**AIM OF THE EXERCISE:** Every line below should be copied exactly; drop the pictures.

**COLLECTED DATA:**
## Start

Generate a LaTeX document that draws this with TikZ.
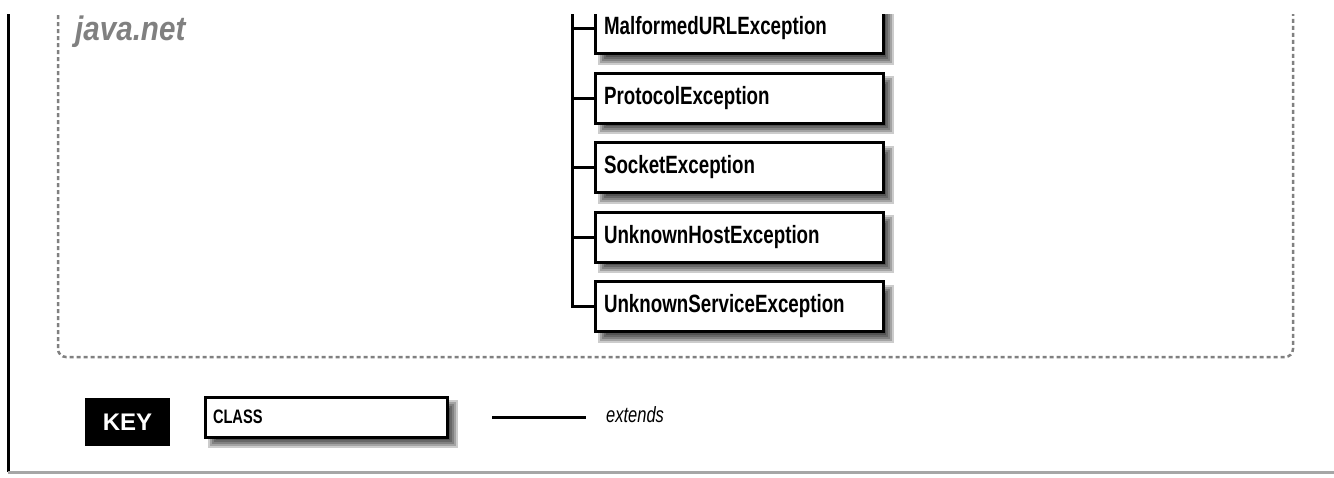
\documentclass[tikz,border=0pt]{standalone}
\usepackage{fontspec}
\setmainfont{Liberation Sans}
\newfontfamily\condfont[FakeStretch=0.75]{Liberation Sans}
\newfontfamily\pkgfont[FakeStretch=0.87]{Liberation Sans}
\newcommand\boxshadow[4]{%
  \foreach \e in {0,2,4,6,8}{%
    \fill[black,opacity=0.2] (#1+11-\e,#2+11-\e) rectangle (#1+#3+3+\e,#2+#4+3+\e);}}
\begin{document}
\begin{tikzpicture}[x=1pt,y=-1pt,
  cls/.style={draw, line width=3pt, fill=white, minimum height=50pt,
    text width=270pt, inner xsep=9pt, inner ysep=0pt, outer sep=0pt,
    align=left, anchor=north west,
    font=\condfont\bfseries\fontsize{25}{25}\selectfont},
  keycls/.style={cls, minimum height=40pt, text width=226pt, inner xsep=8pt,
    font=\condfont\bfseries\fontsize{19.5}{19.5}\selectfont},
  conn/.style={line width=3pt},
  frame/.style={black!50, line width=2.5pt, dash pattern=on 4pt off 3pt, rounded corners=8pt}]
\useasboundingbox (0,0) rectangle (1334,477);
\fill[white] (0,0) rectangle (1334,477);
\begin{scope}
\clip (0,14) rectangle (1334,477);
% page borders
\draw[line width=3pt] (8,0) -- (8,472);
\draw[gray!70, line width=3pt] (8,472) -- (1334,472);
% package frame
\draw[frame] (58,-20) |- (1293,357) -- (1293,-20);
\node[anchor=base west, inner sep=0pt, text=black!50,
  font=\pkgfont\bfseries\itshape\fontsize{34}{34}\selectfont] (pkg) at (75,40) {java.net};
% shadows
\boxshadow{595}{3.5}{288}{50}
\boxshadow{595}{73}{288}{50}
\boxshadow{595}{142.5}{288}{50}
\boxshadow{595}{212}{288}{50}
\boxshadow{595}{281.5}{288}{50}
\boxshadow{205}{397}{242}{40}
% class boxes
\node[cls] (b1) at (595,3.5) {MalformedURLException};
\node[cls] (b2) at (595,73) {ProtocolException};
\node[cls] (b3) at (595,142.5) {SocketException};
\node[cls] (b4) at (595,212) {UnknownHostException};
\node[cls] (b5) at (595,281.5) {UnknownServiceException};
% tree connectors
\coordinate (trunk) at (572,-10);
\draw[conn] (trunk) |- (b5.west);
\draw[conn] (trunk |- b1.west) -- (b1.west);
\draw[conn] (trunk |- b2.west) -- (b2.west);
\draw[conn] (trunk |- b3.west) -- (b3.west);
\draw[conn] (trunk |- b4.west) -- (b4.west);
% key
\node[fill=black, text=white, minimum width=85pt, minimum height=48pt, inner sep=0pt,
  font=\bfseries\fontsize{24}{24}\selectfont] (key) at (127.5,422) {KEY};
\node[keycls] (kc) at (205,397) {CLASS};
\coordinate (e1) at (492,417);
\coordinate (e2) at (586,417);
\draw[conn] (e1) -- (e2);
\node[anchor=west, inner sep=0pt,
  font=\condfont\itshape\fontsize{22}{22}\selectfont] (ext) at (606,415) {extends};
\end{scope}
\end{tikzpicture}
\end{document}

## End

**RESULT:**
Generate a LaTeX document that draws this with TikZ.
\documentclass[tikz,border=0pt]{standalone}
\usepackage{fontspec}
\setmainfont{Liberation Sans}
\newfontfamily\condfont[FakeStretch=0.75]{Liberation Sans}
\newfontfamily\pkgfont[FakeStretch=0.87]{Liberation Sans}
\newcommand\boxshadow[4]{%
  \foreach \e in {0,2,4,6,8}{%
    \fill[black,opacity=0.2] (#1+11-\e,#2+11-\e) rectangle (#1+#3+3+\e,#2+#4+3+\e);}}
\begin{document}
\begin{tikzpicture}[x=1pt,y=-1pt,
  cls/.style={draw, line width=3pt, fill=white, minimum height=50pt,
    text width=270pt, inner xsep=9pt, inner ysep=0pt, outer sep=0pt,
    align=left, anchor=north west,
    font=\condfont\bfseries\fontsize{25}{25}\selectfont},
  keycls/.style={cls, minimum height=40pt, text width=226pt, inner xsep=8pt,
    font=\condfont\bfseries\fontsize{19.5}{19.5}\selectfont},
  conn/.style={line width=3pt},
  frame/.style={black!50, line width=2.5pt, dash pattern=on 4pt off 3pt, rounded corners=8pt}]
\useasboundingbox (0,0) rectangle (1334,477);
\fill[white] (0,0) rectangle (1334,477);
\begin{scope}
\clip (0,14) rectangle (1334,477);
% page borders
\draw[line width=3pt] (8,0) -- (8,472);
\draw[gray!70, line width=3pt] (8,472) -- (1334,472);
% package frame
\draw[frame] (58,-20) |- (1293,357) -- (1293,-20);
\node[anchor=base west, inner sep=0pt, text=black!50,
  font=\pkgfont\bfseries\itshape\fontsize{34}{34}\selectfont] (pkg) at (75,40) {java.net};
% shadows
\boxshadow{595}{3.5}{288}{50}
\boxshadow{595}{73}{288}{50}
\boxshadow{595}{142.5}{288}{50}
\boxshadow{595}{212}{288}{50}
\boxshadow{595}{281.5}{288}{50}
\boxshadow{205}{397}{242}{40}
% class boxes
\node[cls] (b1) at (595,3.5) {MalformedURLException};
\node[cls] (b2) at (595,73) {ProtocolException};
\node[cls] (b3) at (595,142.5) {SocketException};
\node[cls] (b4) at (595,212) {UnknownHostException};
\node[cls] (b5) at (595,281.5) {UnknownServiceException};
% tree connectors
\coordinate (trunk) at (572,-10);
\draw[conn] (trunk) |- (b5.west);
\draw[conn] (trunk |- b1.west) -- (b1.west);
\draw[conn] (trunk |- b2.west) -- (b2.west);
\draw[conn] (trunk |- b3.west) -- (b3.west);
\draw[conn] (trunk |- b4.west) -- (b4.west);
% key
\node[fill=black, text=white, minimum width=85pt, minimum height=48pt, inner sep=0pt,
  font=\bfseries\fontsize{24}{24}\selectfont] (key) at (127.5,422) {KEY};
\node[keycls] (kc) at (205,397) {CLASS};
\coordinate (e1) at (492,417);
\coordinate (e2) at (586,417);
\draw[conn] (e1) -- (e2);
\node[anchor=west, inner sep=0pt,
  font=\condfont\itshape\fontsize{22}{22}\selectfont] (ext) at (606,415) {extends};
\end{scope}
\end{tikzpicture}
\end{document}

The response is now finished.